L’allarme di Squitieri riguarda anche il proliferare delle leggi, che finisce per rendere più facile violarle: nel mare di norme e regole diverse, è facile trovare i cavilli per aggirarle. «Le illegalità trovano nella complessità e nella moltiplicazione delle leggi spazi più fertili per fare presa, piuttosto che presidi od ostacoli al loro diffondersi», sottolinea Squitieri, secondo il quale l’unica arma per difendersi è «l’efficiente funzionamento della macchina della giustizia», che, « quale strumento principe di contrasto all’illegalità, costituisce un elemento decisivo per contribuire allo sviluppo e alla crescita del Paese». I settori dove si verificano più illeciti? Sono «le forniture e i lavori pubblici, la concessione di contributi nazionali e comunitari a soggetti privati, la gestione della spesa sanitaria e del personale pubblica, l’amministrazione del patrimonio e la riscossione delle entrate pubbliche, l’attività sanitaria ed il conferimento di incarichi a soggetti esterni alla amministrazioni pubbliche».

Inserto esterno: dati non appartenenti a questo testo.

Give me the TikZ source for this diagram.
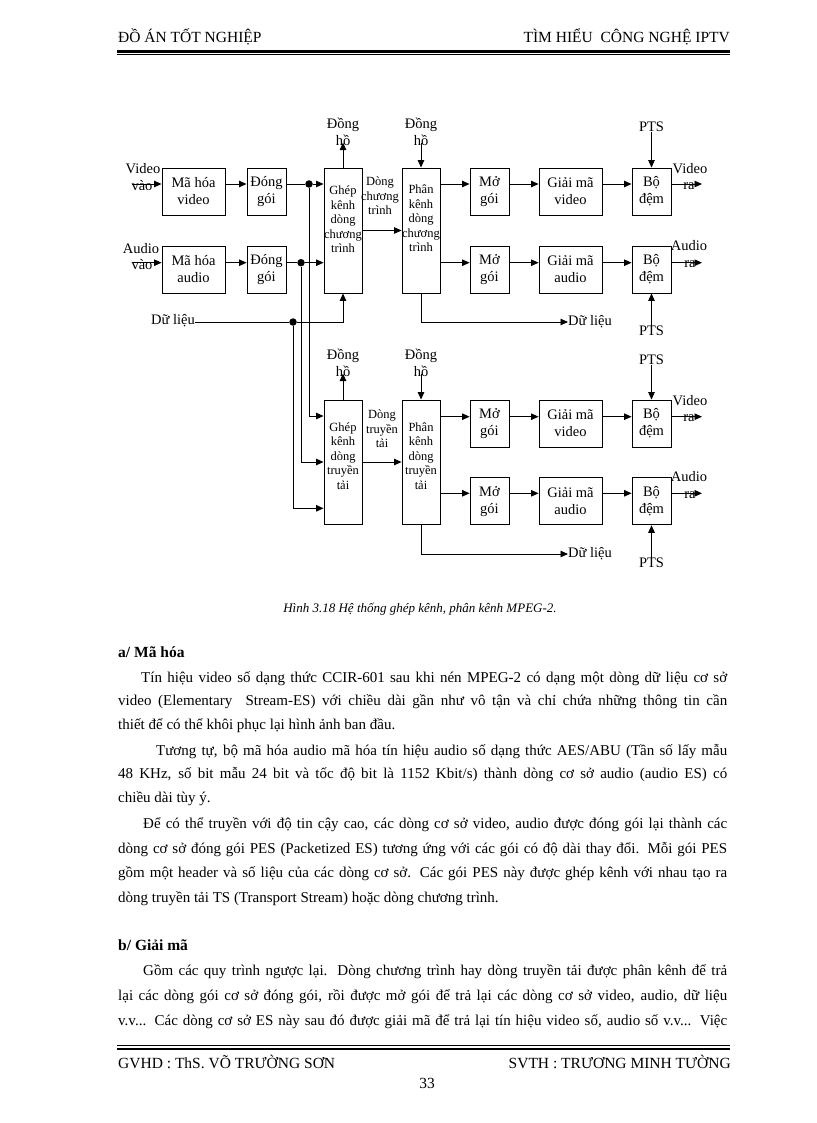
\documentclass[tikz,border=0pt]{standalone}
\usepackage{fontspec}
\setmainfont{Liberation Serif}
\usetikzlibrary{arrows.meta}
\newcommand{\jline}[4]{\node[body] (#1) at (#2,#3) {\hbox to \dimexpr727pt-#2pt\relax{#4}};}
\begin{document}
\begin{tikzpicture}[x=1pt,y=-1pt,
  box/.style={draw, line width=0.9pt, inner sep=0pt, font=\fontsize{14.5}{17}\selectfont, align=center},
  lbl/.style={inner sep=0pt, font=\fontsize{14.5}{17}\selectfont, align=center},
  sml/.style={inner sep=0pt, font=\fontsize{12.5}{14.5}\selectfont, align=center},
  arr/.style={line width=0.9pt, -{Triangle[length=7.5pt,width=6.5pt]}},
  ln/.style={line width=0.9pt},
  dot/.style={circle, fill, inner sep=0pt, minimum size=7.5pt},
  body/.style={inner sep=0pt, anchor=base west, font=\fontsize{15}{24}\selectfont},
  small/.style={minimum width=39pt, minimum height=47pt},
  wide/.style={minimum width=63pt, minimum height=47pt},
  tall/.style={minimum width=38pt, minimum height=125pt},
]
\useasboundingbox (0,0) rectangle (816,1123);

% ---------- header ----------
\node[body, font=\fontsize{15.5}{18}\selectfont] (h1) at (118,43) {ĐỒ ÁN TỐT NGHIỆP};
\node[body, anchor=base east, font=\fontsize{15.5}{18}\selectfont] (h2) at (730,43) {TÌM HIỂU\ \ CÔNG NGHỆ IPTV};
\draw[line width=2.2pt] (117,51.5) -- (730,51.5);
\draw[line width=0.8pt] (117,54.8) -- (730,54.8);

% ---------- row coordinates ----------
\coordinate (rV) at (0,184);
\coordinate (rA) at (0,262.7);
\coordinate (rV2) at (0,416.7);
\coordinate (rA2) at (0,493.3);
\coordinate (iV2) at (0,416);
\coordinate (iD2) at (0,508.3);

% ---------- upper half: boxes ----------
\node[box, wide] (encV) at (193.5,191.5) {Mã hóa\\video};
\node[box, small] (pkV) at (266.5,191.5) {Đóng\\gói};
\node[box, wide] (encA) at (193.5,269.5) {Mã hóa\\audio};
\node[box, small] (pkA) at (266.5,269.5) {Đóng\\gói};
\node[box, tall] (muxP) at (343,230.5) {};
\node[sml] (muxPt) at (343,219.5) {Ghép\\kênh\\dòng\\chương\\trình};
\node[box, tall] (demP) at (421,230.5) {};
\node[sml] (demPt) at (421,218.5) {Phân\\kênh\\dòng\\chương\\trình};
\node[box, small] (upV) at (489.5,191.5) {Mở\\gói};
\node[box, wide] (decV) at (570.5,191.5) {Giải mã\\video};
\node[box, small] (bufV) at (651.5,191.5) {Bộ\\đệm};
\node[box, small] (upA) at (489.5,269.5) {Mở\\gói};
\node[box, wide] (decA) at (570.5,269.5) {Giải mã\\audio};
\node[box, small] (bufA) at (651.5,269.5) {Bộ\\đệm};

% ---------- lower half: boxes ----------
\node[box, tall, minimum height=124pt] (muxT) at (343,462) {};
\node[sml] (muxTt) at (343,455.8) {Ghép\\kênh\\dòng\\truyền\\tải};
\node[box, tall, minimum height=124pt] (demT) at (421,462) {};
\node[sml] (demTt) at (421,456) {Phân\\kênh\\dòng\\truyền\\tải};
\node[box, small] (upV2) at (489.5,423.5) {Mở\\gói};
\node[box, wide] (decV2) at (570.5,423.5) {Giải mã\\video};
\node[box, small] (bufV2) at (651.5,423.5) {Bộ\\đệm};
\node[box, small] (upA2) at (489.5,501.3) {Mở\\gói};
\node[box, wide] (decA2) at (570.5,501.3) {Giải mã\\audio};
\node[box, small] (bufA2) at (651.5,501.3) {Bộ\\đệm};

% ---------- inputs ----------
\node[lbl] (vinT) at (143,169) {Video};
\node[lbl] (vinR) at (142,186) {vào};
\coordinate (vin) at (132,184);
\node[lbl] (ainT) at (141,249) {Audio};
\node[lbl] (ainR) at (142,265) {vào};
\coordinate (ain) at (132,262.7);
\node[lbl, anchor=east] (din) at (195,321) {Dữ liệu};

\draw[arr] (vin) -- (encV.west |- vin);
\draw[arr] (encV.east |- rV) -- (pkV.west |- rV);
\draw[arr] (ain) -- (encA.west |- ain);
\draw[arr] (encA.east |- rA) -- (pkA.west |- rA);

\node[dot] (dV) at (309,184) {};
\node[dot] (dA) at (301,262.7) {};
\node[dot] (dD) at (293,322) {};
\draw[ln] (pkV.east |- dV) -- (dV);
\draw[arr] (dV) -- (muxP.west |- dV);
\draw[ln] (pkA.east |- dA) -- (dA);
\draw[arr] (dA) -- (muxP.west |- dA);
\draw[ln] (din.east |- dD) -- (dD);
\draw[arr] (dD) -| (muxP.south);

% buses to the transport mux
\draw[arr] (dV) |- (muxT.west |- iV2);
\draw[arr] (dA) |- (muxT.west);
\draw[arr] (dD) |- (muxT.west |- iD2);

% ---------- clocks ----------
\node[lbl] (ckP) at (343,131.5) {Đồng\\hồ};
\node[lbl] (ckD) at (421,131.5) {Đồng\\hồ};
\node[lbl] (ckT) at (343,362.5) {Đồng\\hồ};
\node[lbl] (ckDT) at (421,362.5) {Đồng\\hồ};
\draw[arr] (muxP.north) -- ([yshift=3pt]ckP.south);
\draw[arr] ([yshift=3pt]ckD.south) -- (demP.north);
\draw[arr] (muxT.north) -- ([yshift=3pt]ckT.south);
\draw[arr] ([yshift=3pt]ckDT.south) -- (demT.north);

% ---------- mux -> demux ----------
\draw[arr] (muxP.east) -- (demP.west);
\node[sml] (sP) at (380,196) {Dòng\\chương\\trình};
\draw[arr] (muxT.east) -- (demT.west);
\node[sml] (sT) at (382,429) {Dòng\\truyền\\tải};

% ---------- demux chains (upper) ----------
\draw[arr] (demP.east |- rV) -- (upV.west |- rV);
\draw[arr] (upV.east |- rV) -- (decV.west |- rV);
\draw[arr] (decV.east |- rV) -- (bufV.west |- rV);
\draw[arr] (demP.east |- rA) -- (upA.west |- rA);
\draw[arr] (upA.east |- rA) -- (decA.west |- rA);
\draw[arr] (decA.east |- rA) -- (bufA.west |- rA);

\node[lbl] (ptsV) at (651.5,127) {PTS};
\draw[arr] (ptsV.south) -- (bufV.north);
\node[lbl] (ptsA) at (651.5,331) {PTS};
\draw[arr] (ptsA.north) -- (bufA.south);

\coordinate (oV) at (702,184);
\draw[arr] (bufV.east |- oV) -- (oV);
\node[lbl] (oVt) at (690,169) {Video};
\node[lbl] (oVr) at (689,186) {ra};
\coordinate (oA) at (702,262.7);
\draw[arr] (bufA.east |- oA) -- (oA);
\node[lbl] (oAt) at (689,246) {Audio};
\node[lbl] (oAr) at (690,264) {ra};

\node[lbl, anchor=west] (doP) at (568,322) {Dữ liệu};
\draw[arr] (demP.south) |- (doP.west);

% ---------- demux chains (lower) ----------
\draw[arr] (demT.east |- rV2) -- (upV2.west |- rV2);
\draw[arr] (upV2.east |- rV2) -- (decV2.west |- rV2);
\draw[arr] (decV2.east |- rV2) -- (bufV2.west |- rV2);
\draw[arr] (demT.east |- rA2) -- (upA2.west |- rA2);
\draw[arr] (upA2.east |- rA2) -- (decA2.west |- rA2);
\draw[arr] (decA2.east |- rA2) -- (bufA2.west |- rA2);

\node[lbl] (ptsV2) at (651.5,360) {PTS};
\draw[arr] (ptsV2.south) -- (bufV2.north);
\node[lbl] (ptsA2) at (651.5,563) {PTS};
\draw[arr] (ptsA2.north) -- (bufA2.south);

\coordinate (oV2) at (702,416.7);
\draw[arr] (bufV2.east |- oV2) -- (oV2);
\node[lbl] (oV2t) at (690,401) {Video};
\node[lbl] (oV2r) at (689,418) {ra};
\coordinate (oA2) at (702,493.3);
\draw[arr] (bufA2.east |- oA2) -- (oA2);
\node[lbl] (oA2t) at (689,477) {Audio};
\node[lbl] (oA2r) at (690,495) {ra};

\node[lbl, anchor=west] (doT) at (568,554) {Dữ liệu};
\draw[arr] (demT.south) |- (doT.west);

% ---------- caption ----------
\node[inner sep=0pt, anchor=base, font=\fontsize{13}{15}\selectfont\itshape] (cap) at (420,612) {Hình 3.18 Hệ thống ghép kênh, phân kênh MPEG-2.};

% ---------- body text ----------
\node[body, font=\fontsize{15.5}{24}\selectfont\bfseries] (ha) at (118,657) {a/ Mã hóa};
\jline{p1a}{141}{682}{Tín hiệu video số dạng thức CCIR-601 sau khi nén MPEG-2 có dạng một dòng dữ liệu cơ sở}
\jline{p1b}{118}{705}{video (Elementary\ \ Stream-ES) với chiều dài gần như vô tận và chỉ chứa những thông tin cần}
\node[body] (p1c) at (118,729) {thiết để có thể khôi phục lại hình ảnh ban đầu.};

\jline{p2a}{156}{755}{Tương tự, bộ mã hóa audio mã hóa tín hiệu audio số dạng thức AES/ABU (Tần số lấy mẫu}
\jline{p2b}{118}{778}{48 KHz, số bit mẫu 24 bit và tốc độ bit là 1152 Kbit/s) thành dòng cơ sở audio (audio ES) có}
\node[body] (p2c) at (118,802) {chiều dài tùy ý.};

\jline{p3a}{143}{828}{Để có thể truyền với độ tin cậy cao, các dòng cơ sở video, audio được đóng gói lại thành các}
\jline{p3b}{118}{853}{dòng cơ sở đóng gói PES (Packetized ES) tương ứng với các gói có độ dài thay đổi. Mỗi gói PES}
\jline{p3c}{118}{877}{gồm một header và số liệu của các dòng cơ sở. Các gói PES này được ghép kênh với nhau tạo ra}
\node[body] (p3d) at (118,902) {dòng truyền tải TS (Transport Stream) hoặc dòng chương trình.};

\node[body, font=\fontsize{15.5}{24}\selectfont\bfseries] (hb) at (118,950) {b/ Giải mã};
\jline{p4a}{143}{975}{Gồm các quy trình ngược lại. Dòng chương trình hay dòng truyền tải được phân kênh để trả}
\jline{p4b}{118}{1000}{lại các dòng gói cơ sở đóng gói, rồi được mở gói để trả lại các dòng cơ sở video, audio, dữ liệu}
\jline{p4c}{118}{1025}{v.v... Các dòng cơ sở ES này sau đó được giải mã để trả lại tín hiệu video số, audio số v.v... Việc}

% ---------- footer ----------
\draw[line width=0.8pt] (117,1045.5) -- (730,1045.5);
\draw[line width=2.2pt] (117,1049) -- (730,1049);
\node[body, font=\fontsize{15.5}{18}\selectfont] (f1) at (118,1068) {GVHD : ThS. VÕ TRƯỜNG SƠN};
\node[body, anchor=base east, font=\fontsize{15.5}{18}\selectfont] (f2) at (731,1068) {SVTH : TRƯƠNG MINH TƯỜNG};
\node[body, anchor=base, font=\fontsize{15.5}{18}\selectfont] (pg) at (427,1088) {33};
\end{tikzpicture}
\end{document}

Il nodo delle partecipate: ancora troppi affidamenti «in house»
La Corte dei conti torna ad affrontare anche il tema delle società partecipate. Nel suo intervento
all’inaugurazione dell’anno giudiziario, il presidente della Corte ha citato alcuni dati critici: meno del 20% dei Comuni ha dichiarato di non possedere partecipazioni; di queste, poco più di un terzo riguarda i servizi pubblici locali, pur rappresentando una parte significativa del valore della produzione (più del 70% dell’importo complessivo); netta è la prevalenza degli affidamenti in house, essendo risultato irrisorio il numero di servizi affidati con gara (meno di 100 a impresa terza e 400 a societa’ mista su un totale di 26mila). La Corte torna a chiedere perciò «di sopperire a lacune che provocano incertezze e oscillazioni giurisprudenziali». Dunque, di intestare la giurisdizione in materia in via esclusiva alla Corte.

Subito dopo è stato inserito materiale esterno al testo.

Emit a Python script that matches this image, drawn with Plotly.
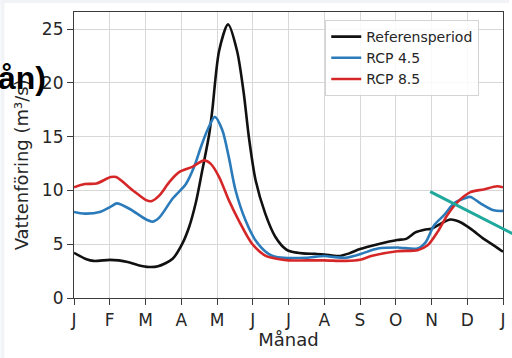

A replicare all’analisi della Corte dei Conti il viceministro dell’Economia Enrico Zanetti: «Grande rispetto per le considerazioni della Corte dei Conti anche se a volte ammetto che mi scappa di pensare, come penso anche a molti cittadini, che se fosse efficace a contrastare specifici e concreti sprechi anche solo la metà di quanto è brava a fare relazioni di carattere generale e astratto, saremmo un Paese due volte più efficiente». «Sulla revisione della spesa», aggiunge «ci sta tutto evidenziare che si sarebbe potuto fare di più e meglio, siamo i primi a pensarlo, ma ci sta anche rimarcare con forza e orgoglio che l’effetto cumulato sul 2016 degli interventi di revisione della spesa fatti in questi due anni dal governo, partendo dal decreto legge 4 del 2014 fino all’ultima legge di stabilità, ammontano a 25 miliardi: non esattamente noccioline».